Timothy Flanagan resigned as president of Illinois State University Saturday, after only seven months in office.
The university statement quoted Flanagan as saying that he had "decided it would be best that I pursue other opportunities," but did not explain why he was leaving abruptly.
Local press accounts said that Flanagan resigned at a board meeting called for the day after university police finished an investigation into a complaint filed by a former employee against Flanagan. The Pantagraph reported that Illinois State University police had forwarded the results of an investigation to the local state's attorney office, adding that the state's attorney's office was planning to have the findings reviewed by a special prosecutor because the local prosecutor has a relative who works at the university.
In an earlier interview with The Pantagraph, R. Patrick Murphy, who was fired as superintendent of grounds, said that he had filed a complaint about an incident in which he alleged that Flanagan shouted at him while he was at work on the grounds, and that during their exchange, the president's arms "struck Murphy's torso." Flanagan has denied "any criminal conduct" and said that the complaint was an attempt to embarrass him and the university. Murphy was fired shortly after the incident.
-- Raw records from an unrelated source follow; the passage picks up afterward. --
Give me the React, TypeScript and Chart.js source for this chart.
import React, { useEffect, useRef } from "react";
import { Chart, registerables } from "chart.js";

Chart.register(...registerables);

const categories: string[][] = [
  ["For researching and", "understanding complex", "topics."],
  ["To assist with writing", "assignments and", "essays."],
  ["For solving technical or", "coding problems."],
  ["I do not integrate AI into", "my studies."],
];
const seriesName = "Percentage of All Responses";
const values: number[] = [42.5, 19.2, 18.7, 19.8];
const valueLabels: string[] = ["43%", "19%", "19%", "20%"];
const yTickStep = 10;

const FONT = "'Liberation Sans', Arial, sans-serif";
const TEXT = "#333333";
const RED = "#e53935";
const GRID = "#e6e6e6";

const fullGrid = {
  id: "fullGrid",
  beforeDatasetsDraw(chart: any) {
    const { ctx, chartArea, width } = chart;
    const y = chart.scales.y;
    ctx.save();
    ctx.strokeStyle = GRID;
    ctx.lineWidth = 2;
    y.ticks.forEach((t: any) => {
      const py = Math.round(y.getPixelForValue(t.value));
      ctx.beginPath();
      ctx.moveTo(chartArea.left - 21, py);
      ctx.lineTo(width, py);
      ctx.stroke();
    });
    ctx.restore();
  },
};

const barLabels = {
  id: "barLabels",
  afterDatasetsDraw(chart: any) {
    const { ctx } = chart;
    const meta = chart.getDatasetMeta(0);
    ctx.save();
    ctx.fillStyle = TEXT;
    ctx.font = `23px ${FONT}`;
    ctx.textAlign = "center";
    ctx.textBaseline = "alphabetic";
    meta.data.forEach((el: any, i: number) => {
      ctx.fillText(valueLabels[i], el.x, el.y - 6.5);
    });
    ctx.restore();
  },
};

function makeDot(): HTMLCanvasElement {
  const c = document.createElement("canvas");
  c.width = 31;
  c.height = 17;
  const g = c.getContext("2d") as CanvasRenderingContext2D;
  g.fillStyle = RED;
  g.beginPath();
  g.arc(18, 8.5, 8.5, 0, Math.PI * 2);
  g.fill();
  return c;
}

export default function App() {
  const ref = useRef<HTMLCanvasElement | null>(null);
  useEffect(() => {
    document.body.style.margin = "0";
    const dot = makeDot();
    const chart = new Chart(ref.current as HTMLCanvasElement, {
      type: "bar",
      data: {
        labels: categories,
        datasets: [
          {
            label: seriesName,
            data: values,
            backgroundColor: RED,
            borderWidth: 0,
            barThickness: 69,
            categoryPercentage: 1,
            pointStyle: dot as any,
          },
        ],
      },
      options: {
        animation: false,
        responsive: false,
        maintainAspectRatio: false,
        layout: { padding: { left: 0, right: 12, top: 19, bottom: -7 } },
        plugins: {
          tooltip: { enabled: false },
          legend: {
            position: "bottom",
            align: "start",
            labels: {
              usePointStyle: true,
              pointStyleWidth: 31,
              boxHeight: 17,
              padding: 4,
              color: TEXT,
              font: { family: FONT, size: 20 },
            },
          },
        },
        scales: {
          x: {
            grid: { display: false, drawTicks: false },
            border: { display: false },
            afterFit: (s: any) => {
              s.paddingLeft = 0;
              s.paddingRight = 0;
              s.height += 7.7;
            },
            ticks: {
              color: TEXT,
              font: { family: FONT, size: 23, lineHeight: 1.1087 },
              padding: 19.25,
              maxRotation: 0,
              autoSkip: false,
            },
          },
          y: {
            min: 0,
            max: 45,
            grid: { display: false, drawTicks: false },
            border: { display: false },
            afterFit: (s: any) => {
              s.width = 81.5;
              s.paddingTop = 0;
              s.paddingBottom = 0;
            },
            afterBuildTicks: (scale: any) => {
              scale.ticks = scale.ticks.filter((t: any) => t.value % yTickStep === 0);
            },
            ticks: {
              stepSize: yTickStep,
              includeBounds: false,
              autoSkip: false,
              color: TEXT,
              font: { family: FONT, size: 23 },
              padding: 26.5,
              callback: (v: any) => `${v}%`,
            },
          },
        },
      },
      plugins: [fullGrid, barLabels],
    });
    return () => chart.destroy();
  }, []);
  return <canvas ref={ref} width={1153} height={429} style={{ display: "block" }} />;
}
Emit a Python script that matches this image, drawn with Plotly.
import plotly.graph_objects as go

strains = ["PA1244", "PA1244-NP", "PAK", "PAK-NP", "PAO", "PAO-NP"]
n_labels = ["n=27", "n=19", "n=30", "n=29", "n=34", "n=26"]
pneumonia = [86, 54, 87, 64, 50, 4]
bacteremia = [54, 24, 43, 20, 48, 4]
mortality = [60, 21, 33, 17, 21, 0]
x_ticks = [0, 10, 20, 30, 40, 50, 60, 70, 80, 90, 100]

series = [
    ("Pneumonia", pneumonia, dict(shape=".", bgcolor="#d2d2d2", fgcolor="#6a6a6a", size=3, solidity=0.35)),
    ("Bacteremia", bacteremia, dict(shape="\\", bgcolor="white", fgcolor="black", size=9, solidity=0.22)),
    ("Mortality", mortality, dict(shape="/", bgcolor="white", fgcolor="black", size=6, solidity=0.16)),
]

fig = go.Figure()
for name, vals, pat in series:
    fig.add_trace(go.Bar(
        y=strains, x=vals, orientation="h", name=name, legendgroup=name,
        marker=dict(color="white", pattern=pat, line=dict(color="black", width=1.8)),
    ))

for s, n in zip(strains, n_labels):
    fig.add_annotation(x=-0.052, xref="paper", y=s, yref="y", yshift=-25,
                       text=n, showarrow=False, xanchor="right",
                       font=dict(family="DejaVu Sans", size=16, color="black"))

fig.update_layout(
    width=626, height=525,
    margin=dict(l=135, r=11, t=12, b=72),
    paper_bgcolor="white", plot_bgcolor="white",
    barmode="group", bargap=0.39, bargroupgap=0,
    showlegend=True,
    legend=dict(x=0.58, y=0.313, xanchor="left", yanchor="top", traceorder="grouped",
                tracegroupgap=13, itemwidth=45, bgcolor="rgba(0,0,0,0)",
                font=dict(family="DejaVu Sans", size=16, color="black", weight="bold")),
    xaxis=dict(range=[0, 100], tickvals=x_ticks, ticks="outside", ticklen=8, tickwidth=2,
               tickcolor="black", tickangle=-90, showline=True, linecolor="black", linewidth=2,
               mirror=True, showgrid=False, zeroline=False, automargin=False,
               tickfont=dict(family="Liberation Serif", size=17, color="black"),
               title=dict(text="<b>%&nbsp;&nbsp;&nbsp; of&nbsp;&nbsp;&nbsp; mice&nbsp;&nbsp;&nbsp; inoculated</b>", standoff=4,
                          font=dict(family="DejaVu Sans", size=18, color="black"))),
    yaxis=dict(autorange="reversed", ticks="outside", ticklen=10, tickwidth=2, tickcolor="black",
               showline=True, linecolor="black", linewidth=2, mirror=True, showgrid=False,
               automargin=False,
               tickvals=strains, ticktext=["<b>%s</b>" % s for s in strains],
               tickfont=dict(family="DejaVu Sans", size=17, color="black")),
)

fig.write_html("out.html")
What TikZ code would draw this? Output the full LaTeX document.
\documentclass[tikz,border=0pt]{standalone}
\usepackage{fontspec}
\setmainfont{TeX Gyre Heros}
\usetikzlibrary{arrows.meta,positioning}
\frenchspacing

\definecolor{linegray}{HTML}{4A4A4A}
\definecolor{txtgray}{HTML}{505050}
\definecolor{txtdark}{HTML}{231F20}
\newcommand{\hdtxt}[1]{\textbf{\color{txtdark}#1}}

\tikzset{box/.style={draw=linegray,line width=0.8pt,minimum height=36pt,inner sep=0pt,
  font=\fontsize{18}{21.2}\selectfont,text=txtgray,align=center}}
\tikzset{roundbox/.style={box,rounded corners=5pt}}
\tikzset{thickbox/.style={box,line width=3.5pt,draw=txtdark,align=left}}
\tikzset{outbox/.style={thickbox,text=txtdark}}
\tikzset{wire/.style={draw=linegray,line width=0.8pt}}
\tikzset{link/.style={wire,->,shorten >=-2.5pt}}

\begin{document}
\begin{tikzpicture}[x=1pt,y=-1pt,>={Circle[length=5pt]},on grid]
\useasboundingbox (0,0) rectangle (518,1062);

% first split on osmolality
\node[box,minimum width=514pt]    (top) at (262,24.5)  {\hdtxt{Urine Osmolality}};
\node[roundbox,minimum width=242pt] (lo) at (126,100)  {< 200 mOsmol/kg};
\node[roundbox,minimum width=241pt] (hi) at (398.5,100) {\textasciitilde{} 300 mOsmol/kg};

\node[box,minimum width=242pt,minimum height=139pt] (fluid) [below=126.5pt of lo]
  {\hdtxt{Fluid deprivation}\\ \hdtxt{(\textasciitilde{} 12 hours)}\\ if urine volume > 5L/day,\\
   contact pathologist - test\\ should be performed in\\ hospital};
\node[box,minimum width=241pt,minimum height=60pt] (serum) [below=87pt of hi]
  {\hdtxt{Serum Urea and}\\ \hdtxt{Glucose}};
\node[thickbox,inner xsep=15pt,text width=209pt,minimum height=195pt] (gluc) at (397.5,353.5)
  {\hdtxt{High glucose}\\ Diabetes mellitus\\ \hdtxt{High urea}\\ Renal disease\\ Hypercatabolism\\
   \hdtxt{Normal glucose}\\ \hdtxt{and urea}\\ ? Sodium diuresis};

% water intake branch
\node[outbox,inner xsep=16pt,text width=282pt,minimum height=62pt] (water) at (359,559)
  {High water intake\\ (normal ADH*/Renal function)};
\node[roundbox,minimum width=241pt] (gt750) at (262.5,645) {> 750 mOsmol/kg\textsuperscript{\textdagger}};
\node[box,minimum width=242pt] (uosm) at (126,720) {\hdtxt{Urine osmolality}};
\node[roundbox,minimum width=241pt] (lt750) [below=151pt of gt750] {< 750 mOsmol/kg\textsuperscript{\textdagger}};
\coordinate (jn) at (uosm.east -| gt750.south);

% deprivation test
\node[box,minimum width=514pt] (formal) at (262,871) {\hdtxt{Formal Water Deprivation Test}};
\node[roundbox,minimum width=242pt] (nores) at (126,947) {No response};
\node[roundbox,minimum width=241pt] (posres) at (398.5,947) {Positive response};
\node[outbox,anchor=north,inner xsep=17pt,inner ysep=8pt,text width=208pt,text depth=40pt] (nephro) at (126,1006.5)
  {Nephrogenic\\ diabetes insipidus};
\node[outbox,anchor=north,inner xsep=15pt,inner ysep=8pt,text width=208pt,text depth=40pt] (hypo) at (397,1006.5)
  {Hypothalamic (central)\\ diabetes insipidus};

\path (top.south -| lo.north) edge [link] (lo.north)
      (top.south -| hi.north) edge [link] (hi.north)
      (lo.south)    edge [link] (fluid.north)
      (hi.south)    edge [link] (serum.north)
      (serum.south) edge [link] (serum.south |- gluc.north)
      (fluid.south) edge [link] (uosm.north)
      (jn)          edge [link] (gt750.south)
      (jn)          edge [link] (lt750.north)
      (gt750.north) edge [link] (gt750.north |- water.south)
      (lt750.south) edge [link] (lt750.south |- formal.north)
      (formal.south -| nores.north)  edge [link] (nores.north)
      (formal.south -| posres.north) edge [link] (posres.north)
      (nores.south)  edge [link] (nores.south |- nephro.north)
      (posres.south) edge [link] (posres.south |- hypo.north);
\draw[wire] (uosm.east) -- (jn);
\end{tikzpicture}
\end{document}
A statement from the university police department released on Friday said only that its investigation had been completed and did not say what the results of the inquiry had been.
Flanagan came to Illinois State after serving for seven years as president of Framingham State University. Local press coverage from Massachusetts suggests that his presidency there was generally successful.
Raymond Cotton, a Washington lawyer who represents many college presidents in negotiations over their contracts, said that he had some familiarity with the situation at Illinois State, although he does not represent Flanagan or the institution.
Cotton said that there are "facts that the public does not know" and that board members have had some disagreements with Flanagan having nothing to do with Murphy's allegations. Cotton said that, "given [Flanagan's] excellent track record, I find this to be quite fishy."
A spokesman for the university said that officials were not providing any additional comment about Flanagan's departure beyond the brief statement that was issued.
Larry Dietz, vice president for student affairs, was named by the board as president, effectively immediately. He had been a finalist in the search that led to Flanagan's selection.